BEIJING - China said Wednesday it will cut the number of small, loosely regulated food producers by half as it struggles to salvage its reputation as a safe exporter.
The country's food and drug agency also announced stricter rules for approving new drugs, a day after its former head was executed for accepting bribes to approve untested medicine.
Starting in September, all food exported from China will have an inspection and quarantine symbol to guarantee safety, the administration said.
The measures are part of China's efforts to clarify regulations, tighten enforcement and clean up corruption -- factors underpinning its perennially poor food and drug safety record.
The country's top food and drug watchdog said the 2008 Olympics would give China a chance to prove to the world that it was capable of setting a new standard for food safety.
China's small-scale food producers have been accused of unsanitary production conditions, using tainted or substandard ingredients and failing to register with authorities.
In a mandate issued Tuesday, China's food safety watchdog said small-scale producers will have to renovate their operations to meet hygiene standards or be shut down.
Many will not survive and their numbers are expected to be halved by 2009, with all properly certified by 2012, the General Administration of Quality Supervision, Inspection and Quarantine said on its website.
The regulations also target the use of recycled ingredients, unapproved additives, and banned substances.
Inspection agencies at all levels need to recognize that "the process will take a long time and the work is complicated and difficult,'' the notice said.

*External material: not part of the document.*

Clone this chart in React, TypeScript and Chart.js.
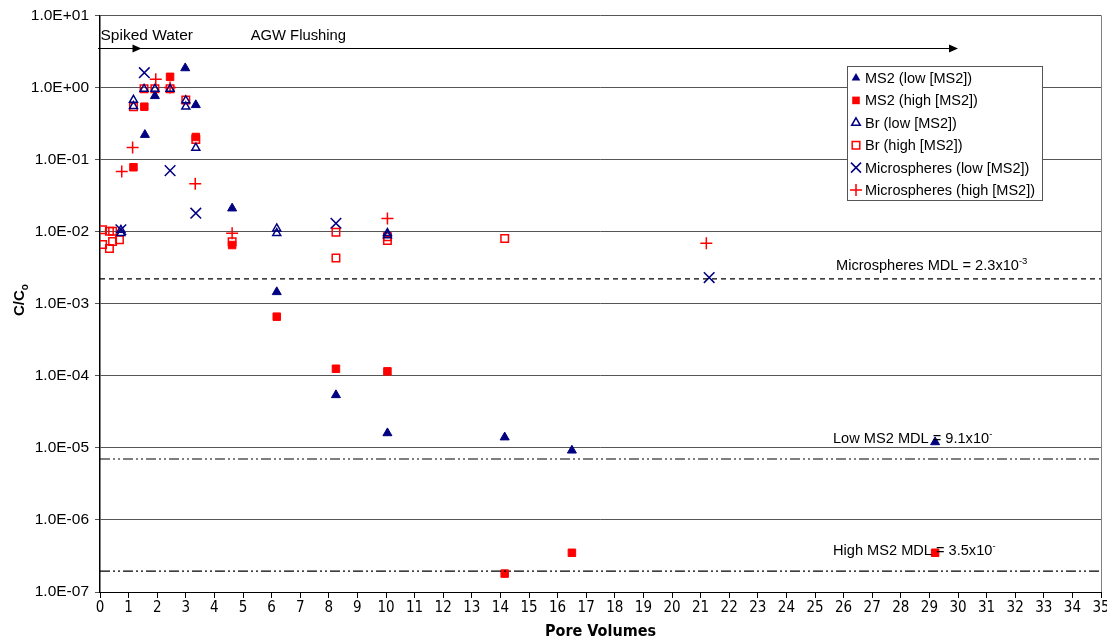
import React, { useEffect, useRef } from "react";
import { Chart, registerables } from "chart.js";

Chart.register(...registerables);

// ---- data ----
const ms2LowX = [1.57, 1.92, 2.98, 3.35, 4.62, 6.18, 8.25, 10.05, 14.15, 16.5, 29.2];
const ms2LowY = [0.22, 0.76, 1.85, 0.57, 0.021, 0.00145, 5.4e-5, 1.6e-5, 1.4e-5, 9.2e-6, 1.2e-5];

const ms2HighX = [1.17, 1.55, 2.45, 3.35, 4.62, 6.18, 8.25, 10.05, 14.15, 16.5, 29.2];
const ms2HighY = [0.078, 0.54, 1.4, 0.205, 0.0065, 0.00066, 1.25e-4, 1.15e-4, 1.8e-7, 3.5e-7, 3.5e-7];

const brLowX = [0.73, 0.73, 1.17, 1.17, 1.54, 1.92, 2.45, 3.0, 3.0, 3.35, 6.18, 6.18, 10.05, 10.05];
const brLowY = [0.0105, 0.0095, 0.67, 0.55, 0.95, 0.95, 0.95, 0.66, 0.54, 0.145, 0.011, 0.0095, 0.0095, 0.0088];

const brHighX = [0.09, 0.33, 0.44, 0.09, 0.33, 0.44, 0.68, 1.17, 1.54, 1.92, 2.45, 3.0, 3.35, 4.62, 8.25, 8.25, 10.05, 10.05, 14.15];
const brHighY = [0.0106, 0.0101, 0.0101, 0.0066, 0.0058, 0.0073, 0.0077, 0.54, 0.96, 0.96, 0.96, 0.67, 0.19, 0.0072, 0.0098, 0.0043, 0.0085, 0.0075, 0.008];

const microLowX = [0.73, 1.55, 2.45, 3.35, 8.25, 21.3];
const microLowY = [0.0106, 1.6, 0.07, 0.018, 0.013, 0.0023];

const microHighX = [0.76, 1.14, 1.95, 2.45, 3.33, 4.62, 10.05, 21.2];
const microHighY = [0.068, 0.147, 1.3, 1.0, 0.046, 0.0095, 0.0152, 0.0069];

const seriesNames = [
  "MS2 (low [MS2])",
  "MS2 (high [MS2])",
  "Br (low [MS2])",
  "Br (high [MS2])",
  "Microspheres (low [MS2])",
  "Microspheres (high [MS2])",
];

const yTickValues = [1e-7, 1e-6, 1e-5, 1e-4, 1e-3, 1e-2, 1e-1, 1, 10];

// detection limits
const microMDL = 2.2e-3;
const lowMDL = 7e-6;
const highMDL = 1.95e-7;
const mdlLabels = [
  { main: "Microspheres MDL = 2.3x10", sup: "-3", y: microMDL },
  { main: "Low MS2 MDL = 9.1x10", sup: "-", y: lowMDL },
  { main: "High MS2 MDL = 3.5x10", sup: "-", y: highMDL },
];

// phase arrow
const arrowY = 3.4;
const arrowStart = 0;
const arrowEnd = 30;
const spikeEnd = 1.45;
const phaseLabels = [
  { text: "Spiked Water", x: 0 },
  { text: "AGW Flushing", x: 5.25 },
];

const NAVY = "#000080";
const RED = "#FF0000";
const FONT = "'Liberation Sans', Arial, sans-serif";
const NARROW = "'DejaVu Sans Condensed', 'Liberation Sans', Arial, sans-serif";

function pts(xs: number[], ys: number[]) {
  return xs.map((x, i) => ({ x, y: ys[i] }));
}

function drawMarker(ctx: CanvasRenderingContext2D, kind: number, x: number, y: number) {
  ctx.save();
  ctx.lineWidth = 1.5;
  ctx.beginPath();
  if (kind === 0 || kind === 2) {
    const r = 5;
    ctx.moveTo(x, y - r);
    ctx.lineTo(x + r * 0.866, y + r * 0.5);
    ctx.lineTo(x - r * 0.866, y + r * 0.5);
    ctx.closePath();
    if (kind === 0) { ctx.fillStyle = NAVY; ctx.fill(); }
    else { ctx.strokeStyle = NAVY; ctx.stroke(); }
  } else if (kind === 1 || kind === 3) {
    const s = 3.8;
    ctx.rect(x - s, y - s, 2 * s, 2 * s);
    if (kind === 1) { ctx.fillStyle = RED; ctx.fill(); }
    else { ctx.strokeStyle = RED; ctx.stroke(); }
  } else if (kind === 4) {
    const s = 5;
    ctx.moveTo(x - s, y - s); ctx.lineTo(x + s, y + s);
    ctx.moveTo(x + s, y - s); ctx.lineTo(x - s, y + s);
    ctx.strokeStyle = NAVY; ctx.stroke();
  } else {
    const s = 6;
    ctx.moveTo(x - s, y); ctx.lineTo(x + s, y);
    ctx.moveTo(x, y - s); ctx.lineTo(x, y + s);
    ctx.strokeStyle = RED; ctx.stroke();
  }
  ctx.restore();
}

const decorPlugin = {
  id: "decor",
  afterDatasetsDraw(chart: any) {
    const ctx: CanvasRenderingContext2D = chart.ctx;
    const xs = chart.scales.x;
    const ys = chart.scales.y;
    const area = chart.chartArea;
    ctx.save();

    // right border
    ctx.strokeStyle = "#808080";
    ctx.lineWidth = 1;
    ctx.beginPath();
    ctx.moveTo(area.right + 0.5, area.top);
    ctx.lineTo(area.right + 0.5, area.bottom);
    ctx.stroke();

    // phase arrow
    const ay = Math.round(ys.getPixelForValue(arrowY)) - 0.5;
    const ax0 = xs.getPixelForValue(arrowStart) - 2;
    const ax1 = xs.getPixelForValue(arrowEnd);
    ctx.strokeStyle = "#000";
    ctx.fillStyle = "#000";
    ctx.lineWidth = 1;
    ctx.beginPath();
    ctx.moveTo(ax0, ay);
    ctx.lineTo(ax1 - 8, ay);
    ctx.stroke();
    const head = (xp: number) => {
      ctx.beginPath();
      ctx.moveTo(xp, ay);
      ctx.lineTo(xp - 9, ay - 4);
      ctx.lineTo(xp - 9, ay + 4);
      ctx.closePath();
      ctx.fill();
    };
    head(ax1);
    head(xs.getPixelForValue(spikeEnd));

    ctx.textBaseline = "alphabetic";
    ctx.textAlign = "left";
    ctx.font = `15.5px ${FONT}`;
    ctx.fillText(phaseLabels[0].text, xs.getPixelForValue(phaseLabels[0].x) + 0.5, ay - 9);
    ctx.font = `14.8px ${FONT}`;
    ctx.fillText(phaseLabels[1].text, xs.getPixelForValue(phaseLabels[1].x) + 0.5, ay - 9);

    // MDL labels
    mdlLabels.forEach((m) => {
      const py = ys.getPixelForValue(m.y);
      ctx.font = `14.6px ${FONT}`;
      const w = ctx.measureText(m.main).width;
      const isMicro = m.sup === "-3";
      const x0 = isMicro ? 836 : 833;
      const base = isMicro ? py - 9 : py - 16;
      ctx.fillText(m.main, x0, base);
      ctx.font = `9.5px ${FONT}`;
      ctx.fillText(m.sup, x0 + w, base - 6);
    });

    // legend
    const lx = 847, ly = 66, lw = 195, lh = 134;
    ctx.fillStyle = "#fff";
    ctx.fillRect(lx, ly, lw, lh);
    ctx.strokeStyle = "#555";
    ctx.lineWidth = 1;
    ctx.strokeRect(lx + 0.5, ly + 0.5, lw, lh);
    ctx.font = `14.5px ${FONT}`;
    ctx.fillStyle = "#000";
    ctx.textBaseline = "middle";
    seriesNames.forEach((n, i) => {
      const yy = 78 + i * 22.4;
      drawMarker(ctx, i, 856, yy);
      ctx.fillStyle = "#000";
      ctx.fillText(n, 865, yy + 1);
    });

    // y title C/Co
    ctx.save();
    ctx.translate(24, 300);
    ctx.rotate(-Math.PI / 2);
    ctx.textAlign = "left";
    ctx.textBaseline = "alphabetic";
    ctx.font = `bold 15px ${FONT}`;
    const t = "C/C";
    const tw = ctx.measureText(t).width;
    ctx.font = `bold 10px ${FONT}`;
    const sw = ctx.measureText("o").width;
    ctx.font = `bold 15px ${FONT}`;
    const start = -(tw + sw) / 2;
    ctx.fillText(t, start, 0);
    ctx.font = `bold 10px ${FONT}`;
    ctx.fillText("o", start + tw, 4);
    ctx.restore();

    ctx.restore();
  },
};

export default function App() {
  const ref = useRef<HTMLCanvasElement | null>(null);
  useEffect(() => {
    if (!ref.current) return;
    const base = { showLine: false, pointBorderWidth: 1.5 };
    const mdl = (y: number, dash: number[]) => ({
      type: "line" as const,
      data: [{ x: 0, y }, { x: 35, y }],
      borderColor: "#000",
      borderWidth: 1.2,
      borderDash: dash,
      pointRadius: 0,
      fill: false,
    });
    const dashDot = [10, 3, 2, 3, 2, 3];
    const chart = new Chart(ref.current, {
      type: "scatter",
      data: {
        datasets: [
          mdl(microMDL, [5, 4]),
          mdl(lowMDL, dashDot),
          mdl(highMDL, dashDot),
          { ...base, label: seriesNames[0], data: pts(ms2LowX, ms2LowY), pointStyle: "triangle", pointRadius: 5.2, backgroundColor: NAVY, borderColor: NAVY, pointBorderWidth: 1 },
          { ...base, label: seriesNames[1], data: pts(ms2HighX, ms2HighY), pointStyle: "rect", pointRadius: 5.3, backgroundColor: RED, borderColor: RED, pointBorderWidth: 1 },
          { ...base, label: seriesNames[2], data: pts(brLowX, brLowY), pointStyle: "triangle", pointRadius: 4.6, backgroundColor: "rgba(0,0,0,0)", borderColor: NAVY },
          { ...base, label: seriesNames[3], data: pts(brHighX, brHighY), pointStyle: "rect", pointRadius: 5.3, backgroundColor: "rgba(0,0,0,0)", borderColor: RED },
          { ...base, label: seriesNames[4], data: pts(microLowX, microLowY), pointStyle: "crossRot", pointRadius: 7.5, backgroundColor: NAVY, borderColor: NAVY },
          { ...base, label: seriesNames[5], data: pts(microHighX, microHighY), pointStyle: "cross", pointRadius: 6, backgroundColor: RED, borderColor: RED },
        ] as any,
      },
      options: {
        animation: false,
        responsive: false,
        events: [],
        layout: { autoPadding: false, padding: { top: 13, right: 6, left: 0, bottom: 0 } },
        plugins: { legend: { display: false }, tooltip: { enabled: false } },
        scales: {
          x: {
            type: "linear",
            min: 0,
            max: 35,
            afterFit: (s: any) => { s.height = 49; s.paddingLeft = 0; s.paddingRight = 0; },
            ticks: {
              stepSize: 1,
              autoSkip: false,
              maxRotation: 0,
              color: "#000",
              padding: 1,
              font: { family: NARROW, size: 15 },
            },
            grid: { drawOnChartArea: false, color: "#000", tickLength: 6 },
            border: { color: "#000", width: 1 },
            title: {
              display: true,
              text: "Pore Volumes",
              color: "#000",
              padding: { top: -4, bottom: 0 },
              font: { family: NARROW, size: 16, weight: "bold" },
            },
          },
          y: {
            type: "logarithmic",
            min: 1e-7,
            max: 10,
            afterFit: (s: any) => { s.width = 100; },
            afterBuildTicks: (s: any) => { s.ticks = yTickValues.map((v) => ({ value: v })); },
            ticks: {
              color: "#000",
              padding: 6,
              font: { family: FONT, size: 15.5 },
              callback: (v: any) => {
                const e = Math.round(Math.log10(Number(v)));
                return "1.0E" + (e < 0 ? "-" : "+") + String(Math.abs(e)).padStart(2, "0");
              },
            },
            grid: { color: "#555", tickLength: 5 },
            border: { color: "#000", width: 1.5 },
          },
        },
      },
      plugins: [decorPlugin],
    } as any);
    return () => chart.destroy();
  }, []);
  return (
    <div style={{ position: "fixed", left: 0, top: 0, width: 1107, height: 641, background: "#fff" }}>
      <canvas ref={ref} width={1107} height={641} style={{ width: 1107, height: 641 }} />
    </div>
  );
}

It did not specify how it defines a small-scale producer, or give other details.
AQSIQ official Wu Jianping said Tuesday there are 448,000 food processing businesses in China. Of those, 353,000 -- or 78.7 per cent -- have 10 employees or less.
Chinese authorities announced last month that they had closed 180 food factories since December after inspectors found formaldehyde, illegal dyes and industrial wax being used to make candy, pickles, crackers and seafood. All had fewer than 10 employees.
Another regulating agency said it shut 152,000 unlicensed food producers and retailers last year for making and selling fake and low-quality products.
According to the notice posted Wednesday, the quality administration said about half -- or 223,297 -- factories it inspected nationwide were not completely certified. Another 164,149 had no certificate at all, it said.
Most manufactured commonly consumed food like rice, wheat powder, soybeans, wine and cooking oil.
Importers of Chinese goods, especially the United States, have grown extremely wary as the list of products tainted with deadly toxins and dangerously high levels of chemicals grows each day.
Amid such concerns, the execution of Zheng Xiaoyu, who headed the State Food and Drug Administration from 1997 to 2005, was the strongest indication yet of Beijing's determination to improve product safety.
In a commentary, the Communist Party's mouthpiece People's Daily newspaper said Zheng's execution was warranted because of the serious consequences of approving untested medicine in return for millions of yuan (dollars, euros) in cash and gifts.
"He damaged the interests of the country and the people to a large extent,'' the newspaper said.
Bogus drugs approved by Zheng included an antibiotic blamed in the deaths of at least 10 people.
Wu Zhen, the administration's vice director, said new regulations on drug approvals will take effect in October.
Wu also said that leukemia drugs produced by the Shanghai Hualian Pharmaceutical Co. Ltd., which were suspended pending an investigation, were found to be safe.
Sales of methotrexate were suspended after patients in Guangxi autonomous region in southern China and in Shanghai said they suffered leg pain and could not walk after taking the medication.
The drug is widely used to treat leukemia and other cancers as well as autoimmune diseases such as rheumatoid arthritis.
"Difficulty in walking is a normal adverse reaction of the medicine,'' Wu said at a news conference broadcast on the Internet.
The agency and the Health Ministry will send a joint team to Shanghai and Guangxi for further investigation, he said without elaborating.
Meanwhile, SFDA director Shao Mingli was quoted Wednesday on the administration's website as saying that Beijing was capable of controlling food safety during the 2008 Summer Games.
China's food safety work for the Games would serve as a "model for food safety work in China'' and for future Olympic events, he said.